The relationship between the Maroons and the rest of the society is colourful and complicated. The treachery of the Maroons and the obstructive role they played in opposition to the freedom aspirations of the remaining Afro-Jamaican population during and after slavery is well known.

One wonders if those mercenary Maroons who returned African runaways from slavery and helped to quash rebellions for a reward of rum, a few shillings, and the dishonourable prestige of participating in the victory parades and feasts of the brutal colonial elites did so while thinking they were descendants of Tainos. Is the notion of Taino/African ancestry a new one?

I am often dismayed and yet intrigued by many Jamaicans, with distinct African features, who go to great length to explain/ 'prove' their mixed ancestry, which occurred a few generations before. The recent claims of Taino descent by the Maroons reminds me of this pitiful tendency to deny and suppress obvious African identity and exalt others.
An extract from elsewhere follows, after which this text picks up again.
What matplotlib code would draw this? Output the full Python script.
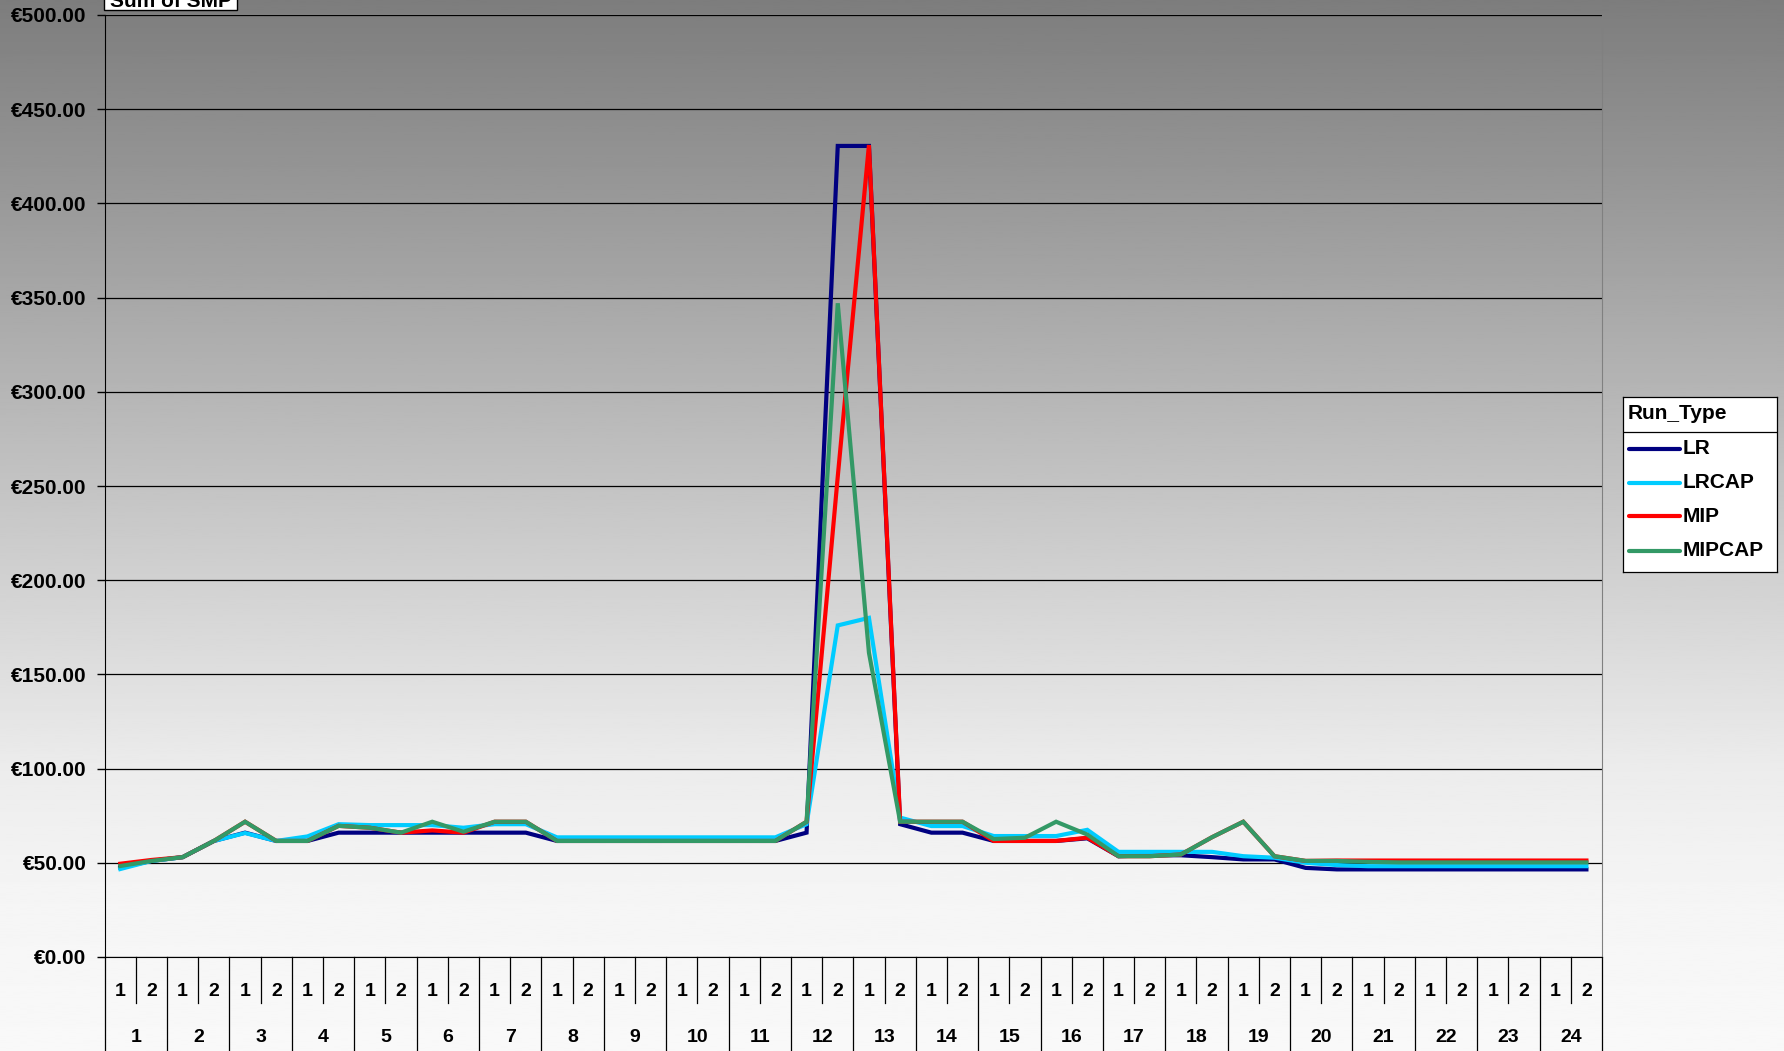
import numpy as np
import matplotlib
matplotlib.use("Agg")
import matplotlib.pyplot as plt
from matplotlib.patches import Rectangle
from matplotlib.transforms import blended_transform_factory

plt.rcParams["font.family"] = ["Liberation Sans", "DejaVu Sans"]
plt.rcParams["font.weight"] = "bold"

# Sum of SMP by hour / half-hour period, one list per run type
hours = list(range(1, 25))
periods = [1, 2]

lr = [47.5, 51, 53, 61.6, 66, 61.6, 61.6, 66, 66, 66, 66, 66, 66, 66,
      61.6, 61.6, 61.6, 61.6, 61.6, 61.6, 61.6, 61.6,
      66, 430.5, 430.5,
      70.5, 66, 66, 61.6, 61.6, 61.6, 63,
      53.5, 54, 54, 53, 51.8, 51.8, 47.3,
      46.5, 46.5, 46.5, 46.5, 46.5, 46.5, 46.5, 46.5, 46.5]
lrcap = [46.7, 51, 53, 61.6, 65.8, 61.6, 64, 70.5, 70, 70, 70, 68.6, 70.5, 70.5,
         63.5, 63.5, 63.5, 63.5, 63.5, 63.5, 63.5, 63.5,
         70.5, 176, 180,
         74, 69.5, 69.5, 64.2, 64.2, 64.2, 67.5,
         55.8, 55.8, 55.8, 55.8, 53.5, 52.7, 50,
         48.8, 48.2, 48.2, 48.2, 48.2, 48.2, 48.2, 48.2, 48.2]
mip = [49.5, 51.5, 53, 61.6, 71.8, 61.6, 61.6, 69.6, 68.6, 66, 67.2, 66, 71.8, 71.8,
       61.6, 61.6, 61.6, 61.6, 61.6, 61.6, 61.6, 61.6,
       71.8, 255, 431,
       71.8, 71.8, 71.8, 61.6, 61.6, 61.6, 63.3,
       53.5, 53.5, 54.4, 63.6, 71.8, 53.5, 51,
       51.2, 51.2, 51.2, 51.2, 51.2, 51.2, 51.2, 51.2, 51.2]
mipcap = [48.3, 51, 53, 61.6, 71.8, 61.6, 61.6, 69.6, 68.6, 66, 71.8, 66.5, 71.8, 71.8,
          61.6, 61.6, 61.6, 61.6, 61.6, 61.6, 61.6, 61.6,
          71.8, 347, 161.5,
          71.8, 71.8, 71.8, 62.6, 63.3, 71.8, 65,
          53.5, 53.5, 54.4, 63.6, 71.8, 53.5, 51,
          51, 50.5, 50.2, 50.2, 50.2, 50.2, 50.2, 50.2, 50.2]

series = {"LR": lr, "LRCAP": lrcap, "MIP": mip, "MIPCAP": mipcap}
colors = {"LR": "#000080", "LRCAP": "#00ccff", "MIP": "#ff0000", "MIPCAP": "#339966"}

W, H = 1784, 1051
fig = plt.figure(figsize=(W / 100, H / 100), dpi=100)

# gradient background (dark gray top -> near white bottom)
bg = fig.add_axes([0, 0, 1, 1], zorder=-10)
t = np.linspace(0, 1, 512)
shade = np.interp(t, [0, 0.19, 0.37, 0.55, 0.73, 0.85, 1.0],
                  [0.49, 0.60, 0.71, 0.82, 0.925, 0.96, 0.975])
bg.imshow(shade.reshape(-1, 1), aspect="auto", cmap="gray", vmin=0, vmax=1,
          extent=[0, 1, 0, 1], origin="upper")
bg.axis("off")

left, right = 104.7 / W, 1602 / W
bottom, top = 1 - 957 / H, 1 - 15 / H
ax = fig.add_axes([left, bottom, right - left, top - bottom])
ax.set_facecolor("none")

n = len(hours) * len(periods)
x = np.arange(n)
for name, vals in series.items():
    ax.plot(x, vals, color=colors[name], lw=3.0, solid_joinstyle="miter", label=name)

ax.set_xlim(-0.5, n - 0.5)
ax.set_ylim(0, 500)
ax.set_yticks(np.arange(0, 501, 50))
ax.set_yticklabels([f"€{v:.2f}" for v in np.arange(0, 501, 50)], fontsize=15, fontweight="bold")
ax.tick_params(axis="y", direction="out", length=6, width=1, pad=7, colors="black")
ax.yaxis.grid(True, color="black", lw=0.9)
ax.set_axisbelow(True)
ax.set_xticks([])
ax.spines["top"].set_visible(False)
ax.spines["right"].set_color("#808080")
ax.spines["left"].set_color("black")
ax.spines["bottom"].set_color("black")

# two-level category axis
tr = blended_transform_factory(ax.transData, ax.transAxes)
axh = 942.0
row1 = -(991 - 957) / axh
row2 = -(1037 - 957) / axh
minor_end = -(1003 - 957) / axh
major_end = -(1060 - 957) / axh
for i in range(n):
    ax.text(x[i], row1, str(periods[i % 2]), transform=tr, ha="center", va="center",
            fontsize=14, fontweight="bold")
for j, h in enumerate(hours):
    ax.text(2 * j + 0.5, row2, str(h), transform=tr, ha="center", va="center",
            fontsize=14, fontweight="bold")
for b in np.arange(-0.5, n, 1.0):
    yend = major_end if int(b + 0.5) % 2 == 0 else minor_end
    ax.plot([b, b], [0, yend], transform=tr, color="black", lw=0.9, clip_on=False)

# legend box
lax = fig.add_axes([1623 / W, 1 - 572 / H, 154 / W, 175 / H])
lax.set_xlim(0, 1)
lax.set_ylim(0, 1)
lax.set_xticks([])
lax.set_yticks([])
lax.set_facecolor("white")
for s in lax.spines.values():
    s.set_color("black")
    s.set_linewidth(0.9)
lax.text(0.03, 0.905, "Run_Type", ha="left", va="center", fontsize=15, fontweight="bold")
lax.axhline(0.8, color="black", lw=0.9)
ys = [0.703, 0.509, 0.32, 0.12]
for yy, name in zip(ys, series):
    lax.plot([0.04, 0.37], [yy, yy], color=colors[name], lw=3.0, solid_capstyle="round")
    lax.text(0.39, yy, name, ha="left", va="center", fontsize=15, fontweight="bold")

# pivot field button, cut off at the top edge
fig.add_artist(Rectangle((104 / W, 1 - 10 / H), 133 / W, 0.05, transform=fig.transFigure,
                         facecolor="white", edgecolor="black", lw=1, clip_on=False))
fig.text(110 / W, 1 - 7 / H, "Sum of SMP", ha="left", va="baseline", fontsize=15, fontweight="bold")

fig.savefig("out.png", dpi=100)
What is even more concerning is the fact that this supposed Taino-Afro miscegenation occurred over 360 years ago. With such distant occurrences, can current Maroons credibly claim Taino ancestry? Hardly likely.

Based on the aforementioned and what is already known of the Maroons many Jamaicans would not be inclined to believe the claim that the current descendants of the Maroons in Jamaica are descendants of Tainos and Africans.